Raza, a resident of Pakistan, came to the United States with the hopes of becoming a pharmacist. He had already taken the TOEFL several times, but he was short of the requirements he needed to get his license: Reading 21, Listening 21, Speaking 26 and Writing 24. With a keen focus on Speaking and Writing, Raza joined an Online TOEFL Course “The 7-Step System to Pass the TOEFL iBT.” He began completing pronunciation and independent and integrated speaking practice tests, after which his TOEFL Speaking Mentor Michael Buckhoff would give comments. In all, Raza completed more than 497 speaking practice tests before he reached his goal of 26/30 on TOEFL speaking. Likewise, Raza also completed 39 independent and integrated writing practice tests before he was able to reach his goal of scoring 24/30 on the writing section. In fact, he exceeded his goal and scored 29/30 points on TOEFL writing. Raza’s journey was long and hard, but he reached his goals. Having realized his dream, Raza is now a practicing pharmacist in the US and lives and works in Philadelphia, where he is proudly rearing his family.
Coming from India, Saba also needed to have high subtotal scores on the TOEFL exam: Reading 21, Listening 21, Speaking 26 and Writing 24. Her goal was to become a doctor in the United States, and, since there are not enough qualified American citizens to fill the jobs in the healthcare industry, she knew that, if she could learn English and complete her education plus medical school, she would have a good chance of getting a high-paying job in the US. However, Saba, struggling with the TOEFL exam, could not reach her marks even after taking the TOEFL iBT more than 9 times.
“Is there a God in heaven,” Saba thought. “Why do I have so much adversity.”
Eventually, like Raza, she joined “The 7-Step System to Pass the TOEFL iBT” with one goal: to improve her speaking score from 23 to 26 points. It was not easy for her to reach her goal, but, after 8 months and after she had completed hundreds of speaking practice tests online, she finally reached her goal and scored 27/30 on the speaking section. Ecstatic with her success, she e-mailed Michael Buckhoff, her TOEFL Speaking Mentor, and told him that she had reached her goal. Overcome with emotion at her success, Michael thought about how much effort that Saba and he had to undergo before she reached her goal. It took eight months of daily, weekly, and monthly practice in order for Saba to reduce her accent and to improve her language use, organization, and development of ideas. Currently, Saba practices family medicine for Kaiser in Fontana, California, and is happily raising a family of 3 children.

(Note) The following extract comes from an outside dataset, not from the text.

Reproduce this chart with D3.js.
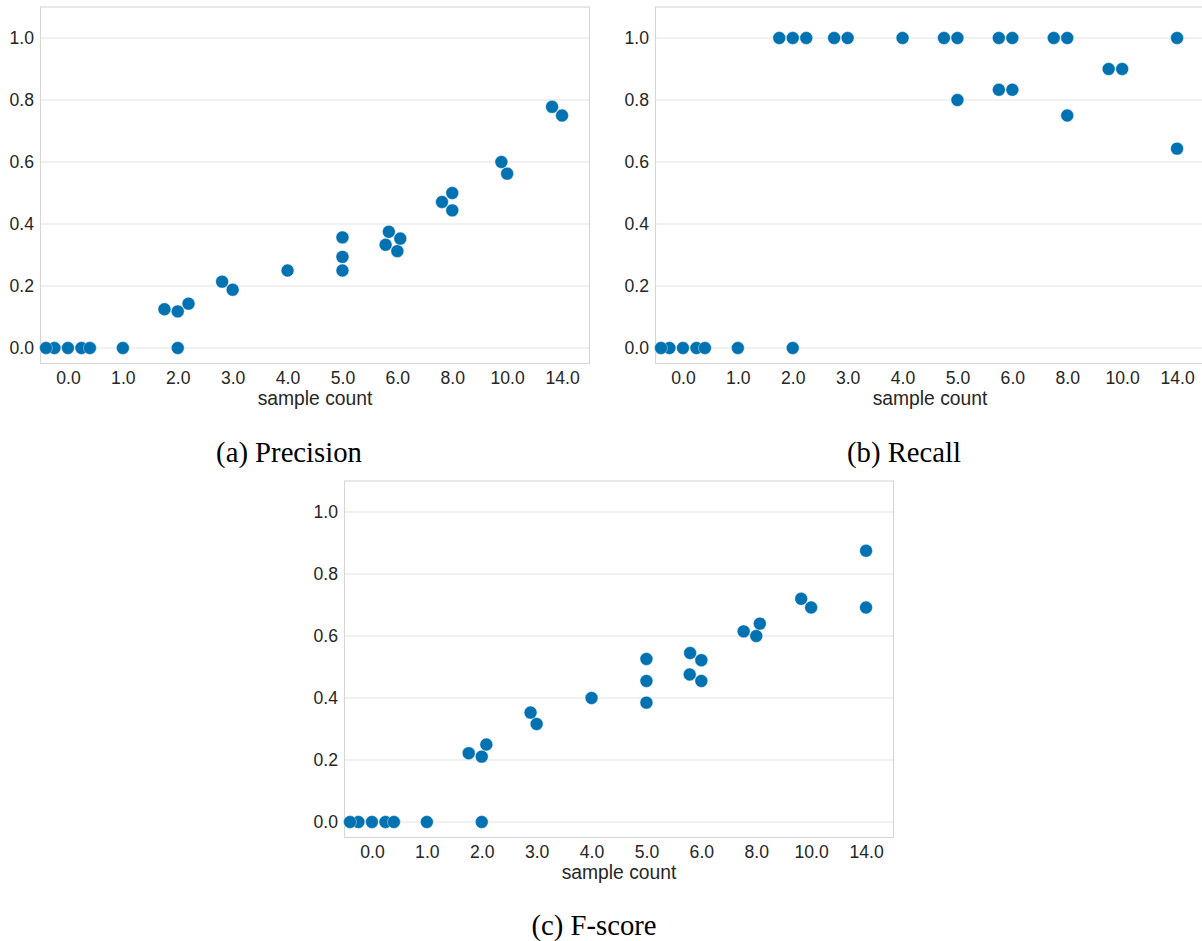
<!DOCTYPE html>
<html>
<head>
<meta charset="utf-8">
<script src="https://cdn.jsdelivr.net/npm/d3@7"></script>
<style>
  html, body { margin: 0; padding: 0; background: #ffffff; }
  svg { display: block; }
</style>
</head>
<body>
<svg id="chart" width="1202" height="941"></svg>
<script>
// ---------- data ----------
const categories = ["0.0", "1.0", "2.0", "3.0", "4.0", "5.0", "6.0", "8.0", "10.0", "14.0"];
const yTicks = [0.0, 0.2, 0.4, 0.6, 0.8, 1.0];

// values per category (same order as categories)
const precisionValues = [
  [0, 0, 0, 0, 0],
  [0],
  [0, 0.125, 0.118, 0.143],
  [0.214, 0.188],
  [0.25],
  [0.25, 0.294, 0.357],
  [0.333, 0.375, 0.3125, 0.353],
  [0.471, 0.5, 0.444],
  [0.6, 0.5625],
  [0.778, 0.75]
];
const recallValues = [
  [0, 0, 0, 0, 0],
  [0],
  [0, 1, 1, 1],
  [1, 1],
  [1],
  [1, 1, 0.8],
  [1, 1, 0.833, 0.833],
  [1, 1, 0.75],
  [0.9, 0.9],
  [1, 0.643]
];
const fscoreValues = [
  [0, 0, 0, 0, 0],
  [0],
  [0, 0.222, 0.211, 0.25],
  [0.353, 0.316],
  [0.4],
  [0.526, 0.455, 0.385],
  [0.545, 0.476, 0.522, 0.455],
  [0.615, 0.6, 0.64],
  [0.72, 0.692],
  [0.875, 0.692]
];
const captions = ["(a) Precision", "(b) Recall", "(c) F-score"];
const xLabel = "sample count";

// ---------- layout ----------
const panels = [
  { values: precisionValues, caption: captions[0], left: 40.5, right: 589.5, top: 7, bottom: 363.5, capX: 289, capY: 461.5 },
  { values: recallValues,    caption: captions[1], left: 655.5, right: 1204.5, top: 7, bottom: 363.5, capX: 904, capY: 461.5 },
  { values: fscoreValues,    caption: captions[2], left: 344.5, right: 893.5, top: 481, bottom: 837.5, capX: 594, capY: 935 }
];

const COLOR = "#0072B2";
const R_DRAW = 6.45;
const R_SWARM = 6.43;
const TICK_FONT = 17.6;
const LABEL_FONT = 19.3;
const svg = d3.select("#chart");

// seaborn-like beeswarm in pixel space
function swarm(points, midline, halfWidth) {
  const sorted = points.slice().sort((a, b) => a.v - b.v);
  const placed = [];
  sorted.forEach((p, idx) => {
    const yi = -p.y; // upward coords
    if (idx === 0) { placed.push({ x: midline, y: yi, p }); return; }
    const neighbors = [];
    for (let j = placed.length - 1; j >= 0; j--) {
      if (yi - placed[j].y < 2 * R_SWARM) neighbors.push(placed[j]);
      else break;
    }
    neighbors.reverse();
    const cands = [midline];
    let leftFirst = true;
    neighbors.forEach(n => {
      const dy = yi - n.y;
      const dx = Math.sqrt(Math.max((2 * R_SWARM) ** 2 - dy * dy, 0)) * 1.05;
      if (leftFirst) cands.push(n.x - dx, n.x + dx); else cands.push(n.x + dx, n.x - dx);
      leftFirst = !leftFirst;
    });
    const order = cands.map((c, k) => ({ c, k })).sort((a, b) => {
      const da = Math.abs(a.c - midline), db = Math.abs(b.c - midline);
      return da - db || a.k - b.k;
    });
    let chosen = order[order.length - 1].c;
    for (const o of order) {
      const ok = neighbors.every(n => {
        const dx = o.c - n.x, dy = yi - n.y;
        return dx * dx + dy * dy - (2 * R_SWARM) ** 2 >= -1e-6;
      });
      if (ok) { chosen = o.c; break; }
    }
    placed.push({ x: chosen, y: yi, p });
  });
  return placed.map(d => ({
    x: Math.max(midline - halfWidth, Math.min(midline + halfWidth, d.x)),
    y: -d.y
  }));
}

panels.forEach(pn => {
  const x = d3.scalePoint().domain(categories).range([pn.left, pn.right]).padding(0.5);
  const y = d3.scaleLinear().domain([-0.05, 1.1]).range([pn.bottom, pn.top]);
  const g = svg.append("g");

  // grid
  g.append("g").selectAll("line").data(yTicks).join("line")
    .attr("x1", pn.left).attr("x2", pn.right)
    .attr("y1", d => y(d)).attr("y2", d => y(d))
    .attr("stroke", "#e3e3e3").attr("stroke-width", 1.1);

  // frame
  g.append("rect")
    .attr("x", pn.left).attr("y", pn.top)
    .attr("width", pn.right - pn.left).attr("height", pn.bottom - pn.top)
    .attr("fill", "none").attr("stroke", "#d6d6d6").attr("stroke-width", 1.1);

  // y axis
  const yAxis = d3.axisLeft(y).tickValues(yTicks).tickFormat(d3.format(".1f")).tickSize(0).tickPadding(6.5);
  const ya = g.append("g").attr("transform", `translate(${pn.left},0)`).call(yAxis);
  ya.select(".domain").remove();
  ya.selectAll("text").attr("font-family", "Liberation Sans, Arial, sans-serif").attr("font-size", TICK_FONT).attr("fill", "#262626");

  // x axis
  const xAxis = d3.axisBottom(x).tickSize(0).tickPadding(8);
  const xa = g.append("g").attr("transform", `translate(0,${pn.bottom})`).call(xAxis);
  xa.select(".domain").remove();
  xa.selectAll("text").attr("font-family", "Liberation Sans, Arial, sans-serif").attr("font-size", TICK_FONT).attr("fill", "#262626");

  // x label
  g.append("text")
    .attr("x", (pn.left + pn.right) / 2).attr("y", pn.bottom + 41)
    .attr("text-anchor", "middle")
    .attr("font-family", "Liberation Sans, Arial, sans-serif").attr("font-size", LABEL_FONT)
    .attr("fill", "#262626").text(xLabel);

  // points
  const step = x.step();
  categories.forEach((c, i) => {
    const pts = pn.values[i].map(v => ({ v, y: y(v) }));
    const pos = swarm(pts, x(c), 0.4 * step);
    g.append("g").selectAll("circle").data(pos).join("circle")
      .attr("cx", d => d.x).attr("cy", d => d.y).attr("r", R_DRAW)
      .attr("fill", COLOR).attr("stroke", "#ffffff").attr("stroke-width", 0.4);
  });

  // caption
  svg.append("text")
    .attr("x", pn.capX).attr("y", pn.capY)
    .attr("text-anchor", "middle")
    .attr("font-family", "Liberation Serif, Times New Roman, serif").attr("font-size", 28.7)
    .attr("fill", "#000").text(pn.caption);
});
</script>
</body>
</html>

Both Raza and Saba had set their minds on success and had the ambition, determination, and perseverance to reach their academic English goals. Both refused to give up even after they had failed the TOEFL exam several times. Both of these TOEFLers embody what the US is all about—that we all can dream and then realize those dreams. Congratulations to Raza, Saba, and all the other TOEFLers who have worked hard to get high scores so that that they could realize their academic and economic pursuits. They have made the US a better place to live, and our founding fathers would be proud of the examples that these new immigrants have set.